I’ve been trying out techniques posted by other authors, and I have to say, most have worked for me. The first and best was (1)setting realistic goals. In doing that, working backwards, I set dates for publication, sending the 2nd draft to an editor, completing a revision, finishing the first draft, writing 20,000 words per month, writing 5,000 words per week. I broke it down further to writing a minimum of 5 days per week and 1,000 words each of those days. The first time I sat down with the intention of writing 1,000 words, it was exhilarating! I accomplished it in only a couple of hours. I used the balance of my time for that day reviewing my previous paragraphs to tighten them up, researching for the upcoming plot points, and (2) talking with my husband. No, I wasn’t just having a fun little chat with him…I was having a discussion with him about my protagonist and what my options were with her direction in the story. He’s a great sounding board. I bounce ideas off him and he comes back with intelligent insight. Part of it is just speaking about the story problems out loud and seeing the reaction on his face. Many times he’ll relate a scene in my story to a similar instance in a movie or book, which gives me alternate points of view on the subject.
(3) I’m writing historical fiction, so I often Google images or listen to music of the era in which I’m writing. Sometimes, I’ll go to www.lyrics.com with a song title from that era and read the lyrics to get the mood of that period. I look at pictures of the clothes, research what took place on a particular date, and with all of this, I get a clearer image of what it was like to live in that time. If I’m experiencing writer’s block, that research will sometimes get me unstuck.
(4) Interviews are an invaluable resource for information relating to your plot. In my case, I have interviewed a few people who lived in the era of my story, and who happened to be in the same profession as my protagonist. Their lives inspire nuances for my story that I may not have created otherwise.
(5) In reading Joanna Penn’s blog, www.thecreativepenn.com, I’ve learned the many ways and reasons to create an author platform. Marketing your own book prior to presenting to a publisher is a must-do these days. This blog is the first brick of that platform. Over the next few months I will be putting into practice some of the other advice she gives. If you’re interested, you can read more about it in her free offering, Author 2.o Blueprint, click here.

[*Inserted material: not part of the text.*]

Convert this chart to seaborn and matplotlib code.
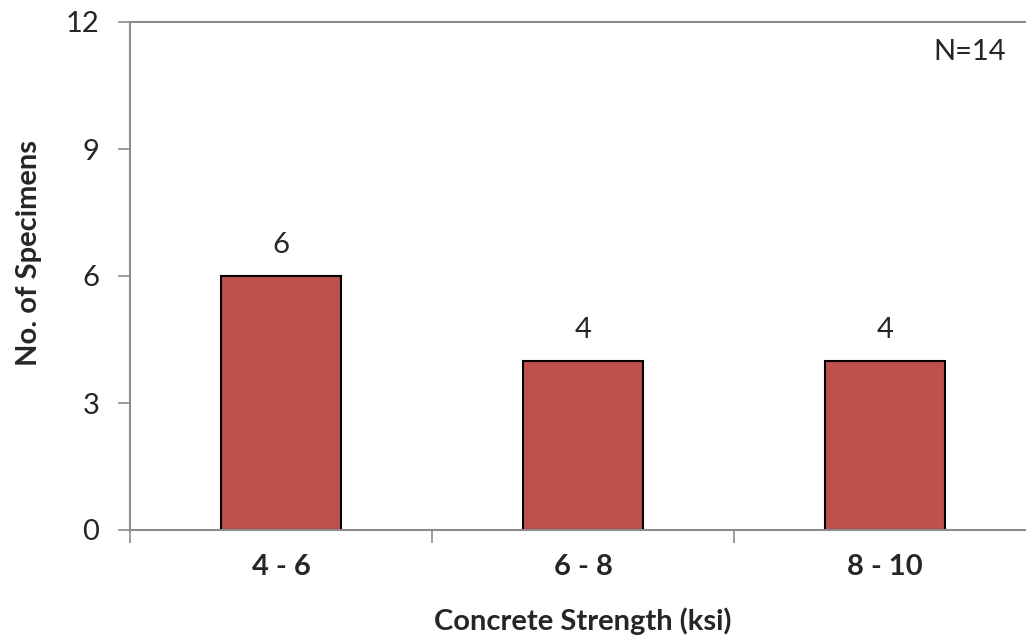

(6) Every small hurdle in the writing process that I’ve successfully jumped has validated my belief in myself as a writer. By the time I’ve finished this novel, I will be confident enough to write a rockin’ query letter and get this book picked up by an editor and finally a publisher. My goal for my publishing date is January, 2012.
Tell me what you’ve learned so far. Sharing techniques and strategies helps us all.